À Saint-Hugues-de-Chartreuse, les habitants se sont battus pour pérenniser leur petite station familiale, composée de quelques téléskis et d’un beau domaine nordique. Bénévolat, structure associative et beaucoup de passion ont permis de réussir un pari difficile en moyenne montagne : animer le village pendant la saison d’hiver, et maintenir de l’activité économique au pays.
Laurent Guillaume nous emmène à la découverte de cette petite station où l’ambiance reste chaleureuse, les prix abordables, et qui résiste encore et toujours aux vents parfois contraires du gigantisme et de la croissance permanente. Ici, pour un peu plus d’une dizaine d’euros, les enfants peuvent découvrir les joies de la glisse, à l’ancienne, dans un cadre sécurisant et parfaitement adapté à la progression des débutants…
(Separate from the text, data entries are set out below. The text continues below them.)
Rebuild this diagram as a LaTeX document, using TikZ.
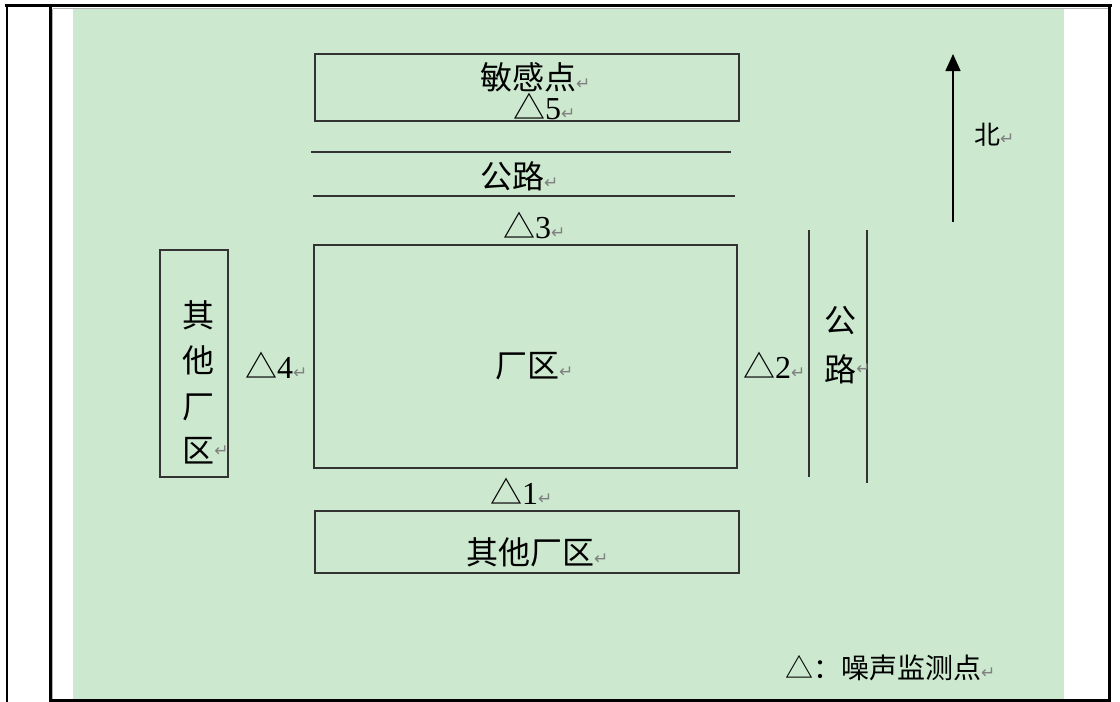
\documentclass[tikz,border=0pt]{standalone}
\usepackage{fontspec}
\setmainfont{Liberation Serif}
\newfontfamily\cjk{Noto Sans CJK SC}
\newfontfamily\dvs{DejaVu Sans}
\usetikzlibrary{arrows.meta}
\definecolor{bggreen}{RGB}{204,232,207}
\definecolor{linegray}{RGB}{51,51,51}
\newcommand\parmark{{\dvs\fontsize{17}{17}\selectfont\color{gray}↵}}
\newcommand\tri[1]{{\cjk △}{\rmfamily #1}}
\tikzset{
  txt/.style={font=\cjk\fontsize{32}{32}\selectfont, inner sep=0pt, anchor=west},
  vchar/.style={font=\cjk\fontsize{32}{32}\selectfont, inner sep=0pt, anchor=center},
  boxnode/.style={draw=linegray, line width=1.5pt, inner sep=0pt},
  road/.style={draw=linegray, line width=1.5pt},
  frame/.style={draw=black, line width=2.5pt}
}
\begin{document}
\begin{tikzpicture}[x=1pt,y=-1pt]
\useasboundingbox (0,0) rectangle (1120,702);
\fill[white] (0,0) rectangle (1120,702);
\fill[bggreen] (73,9) rectangle (1064,702);
% table frame
\draw[frame] (4.5,5.5) -- (1111.5,5.5);
\draw[frame] (7,5.5) -- (7,702);
\draw[frame] (50.5,5.5) -- (50.5,702);
\draw[frame] (1109.5,5.5) -- (1109.5,702);
\draw[frame] (50.5,700.5) -- (1111,700.5);
\draw[gray!60, line width=1pt] (52.5,8.5) -- (1108,8.5);
\draw[gray!60, line width=1pt] (52.5,8.5) -- (52.5,699);

% boxes
\node[boxnode, minimum width=424pt, minimum height=67pt] (sens) at (527,87.5) {};
\node[boxnode, minimum width=423pt, minimum height=223pt] (plant) at (525.5,356.5) {};
\node[boxnode, minimum width=68pt, minimum height=227pt] (leftfac) at (194,363.5) {};
\node[boxnode, minimum width=424pt, minimum height=62pt] (botfac) at (527,542) {};

% top road
\coordinate (rt1a) at (311,152);
\coordinate (rt1b) at (731,152);
\coordinate (rt2a) at (313,196);
\coordinate (rt2b) at (735,196);
\draw[road] (rt1a) -- (rt1b);
\draw[road] (rt2a) -- (rt2b);

% right road
\coordinate (rr1a) at (809,230);
\coordinate (rr1b) at (809,477);
\coordinate (rr2a) at (867,230);
\coordinate (rr2b) at (867,483);
\draw[road] (rr1a) -- (rr1b);
\draw[road] (rr2a) -- (rr2b);

% north arrow
\coordinate (nA) at (953,222);
\coordinate (nB) at (953,54);
\draw[black, line width=1.5pt, -{Triangle[length=17pt,width=15pt]}] (nA) -- (nB);
\node[txt, font=\cjk\fontsize{26}{26}\selectfont] (north) at (974,135) {北\parmark};

% texts
\node[txt] (tsens) at (480,77) {敏感点\parmark};
\node[txt] (t5) at (513,106) {\tri{5}\parmark};
\node[txt] (troad) at (480,176) {公路\parmark};
\node[txt] (t3) at (503,225) {\tri{3}\parmark};
\node[txt] (tplant) at (495,366) {厂区\parmark};
\node[txt] (t4) at (245,365) {\tri{4}\parmark};
\node[txt] (t2) at (743,365) {\tri{2}\parmark};
\node[txt] (t1) at (490,491) {\tri{1}\parmark};
\node[txt] (tbot) at (466,552) {其他厂区\parmark};

\node[vchar] (lq) at (198,315) {其};
\node[vchar] (lt) at (198,360) {他};
\node[vchar] (lc) at (198,407) {厂};
\node[vchar] (lz) at (198,451) {区};
\node[anchor=west, inner sep=0pt, font=\fontsize{8}{8}\selectfont] (lzm) at (lz.east) {\parmark};

\node[vchar] (rg) at (840,321) {公};
\node[vchar] (rl) at (840,369) {路};
\node[anchor=west, inner sep=0pt] (rlm) at (rl.east) {\parmark};

\node[txt, font=\cjk\fontsize{28}{28}\selectfont] (legend) at (785,668) {△：噪声监测点\parmark};
\end{tikzpicture}
\end{document}
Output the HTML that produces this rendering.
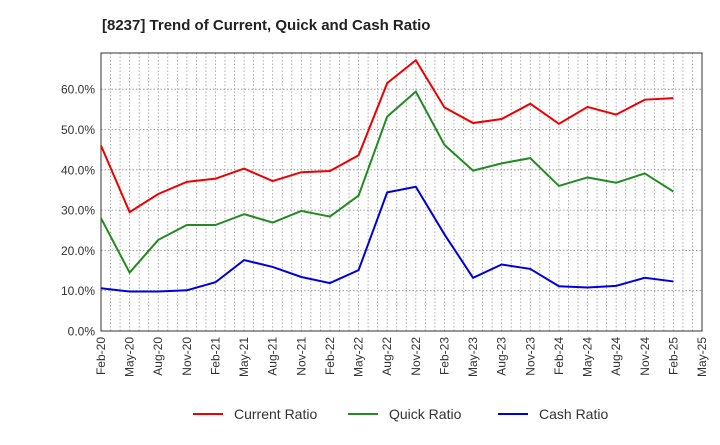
<!DOCTYPE html>
<html><head><meta charset="utf-8"><style>
body{margin:0;background:#fff;font-family:"Liberation Sans",sans-serif}
</style></head><body>
<svg width="720" height="440" xmlns="http://www.w3.org/2000/svg">
<text x="102" y="30" font-size="15" font-weight="bold" fill="#222">[8237]  Trend of Current, Quick and Cash Ratio</text>
<g id="grid"></g><g id="axes"></g><g id="series"></g>
<g id="legend"></g>
</svg>
<script>
const labels=["Feb-20","May-20","Aug-20","Nov-20","Feb-21","May-21","Aug-21","Nov-21","Feb-22","May-22","Aug-22","Nov-22","Feb-23","May-23","Aug-23","Nov-23","Feb-24","May-24","Aug-24","Nov-24","Feb-25","May-25"];
const current=[46,29.5,34,37,37.8,40.3,37.2,39.4,39.7,43.6,61.5,67.2,55.5,51.6,52.6,56.4,51.4,55.6,53.7,57.4,57.8];
const quick=[28,14.5,22.6,26.3,26.3,29,26.9,29.8,28.4,33.6,53.2,59.4,46.2,39.8,41.6,42.9,36,38.1,36.8,39.1,34.6];
const cash=[10.6,9.8,9.8,10.1,12.1,17.6,15.9,13.4,11.9,15.1,34.4,35.8,24,13.2,16.5,15.4,11.1,10.8,11.2,13.2,12.3];
const yTicks=[0,10,20,30,40,50,60];
const L=101,R=702,T=53,B=331;
const x=i=>L+i*(R-L)/21;
const y=v=>B-v*4.03;
const NS="http://www.w3.org/2000/svg";
function mk(p,tag,a){const e=document.createElementNS(NS,tag);for(const k in a)e.setAttribute(k,a[k]);document.getElementById(p).appendChild(e);return e;}
for(let m=1;m<63;m++){const xx=L+m*(R-L)/63;const g=mk('grid','line',{x1:xx,x2:xx,y1:T,y2:B,stroke:'#999','stroke-dasharray':'1.5,2','stroke-width':0.8});

}
yTicks.forEach(v=>{if(v>0){const g=mk('grid','line',{x1:L,x2:R,y1:y(v),y2:y(v),stroke:'#888','stroke-dasharray':'1.5,2','stroke-width':0.8});

}
const t=mk('axes','text',{x:L-6,y:y(v)+4.5,'text-anchor':'end','font-size':12,fill:'#333'});t.textContent=v.toFixed(1)+'%';

});
const fr=mk('axes','rect',{x:L,y:T,width:R-L,height:B-T,fill:'none',stroke:'#333','stroke-width':1});


labels.forEach((s,i)=>{const t=mk('axes','text',{transform:`translate(${x(i)+4},${B+6}) rotate(-90)`,'text-anchor':'end','font-size':12,fill:'#333'});t.textContent=s;

});
[[current,'#e00','current-ratio-line'],[quick,'#228B22','quick-ratio-line'],[cash,'#00d','cash-ratio-line']].forEach(([d,c,n])=>{
const p=mk('series','polyline',{points:d.map((v,i)=>x(i)+','+y(v)).join(' '),fill:'none',stroke:c,'stroke-width':2});

});
[['Current Ratio','#e00',193],['Quick Ratio','#228B22',348],['Cash Ratio','#00d',498]].forEach(([s,c,lx])=>{
const l=mk('legend','line',{x1:lx,x2:lx+30,y1:414,y2:414,stroke:c,'stroke-width':2});


const t=mk('legend','text',{x:lx+41,y:419,'font-size':14,fill:'#333'});t.textContent=s;

});
</script>
</body></html>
Une histoire de passion avant tout
Certes, les hivers ne sont plus ceux qu’avait connus Guy dans son enfance, se souvient le père fondateur de l’association qui a repris la gestion de la petite station familiale des Egaux, à Saint-Hugues, menacée de fermeture en 2010. "Mais la neige, même si elle est plus irrégulière qu’autrefois, il y en a toujours" tempère-t-il. Petit, il a appris à skier ici, devant sa porte, et a transmis cette passion de la glisse à ses enfants puis aujourd’hui à ses petits-enfants. Quatre téléskis, dont un pour débutants et l’autre qui mène à une piste officiellement estampillée "rouge" font la fierté de ce retraité qui voit son hameau illuminé par les sourires des gamins et les éclats de rire des plus grands qui s’essayent à la technique du ski alpin.
Il faut dire qu’on ne vient pas ici pour frimer. "Le rythme des Egaux, ce n'est pas Val d’Isère", confirme avec un flegme tout dauphinois le restaurateur local, Serge, qui peine à bouter la neige lourde détrempée par la pluie battante hors de sa terrasse. " C’est ce qui me plait ici. On est tranquille, et mis à part quelques moments de bourre quand on a du monde le week-end, on arrive encore à discuter avec les gens. Personne ne se prend la tête". Pour autant, l’ambiance dans son petit bar est plutôt débridée à l’heure de l’apéro. Comme le dit Serge, " c’est la Folie Douce de Chartreuse !". Mais sans les DJ, ni l’électro…
Quoique... Pendant les vacances scolaires, chaque mardi, les moniteurs de l’ESF convient les petits et les grands à la fameuse descente aux flambeaux, qui se termine inévitablement sur la terrasse de Serge, lumière laser et sound-system autour des feux de bois et du vin chaud. Il y a quelque chose qui nous rappelle le ski de notre enfance, ces moments d’émerveillement, quand le ski était une petite aventure, où il fallait braver la neige, le froid, et parfois la pluie : bref, la montagne, quoi.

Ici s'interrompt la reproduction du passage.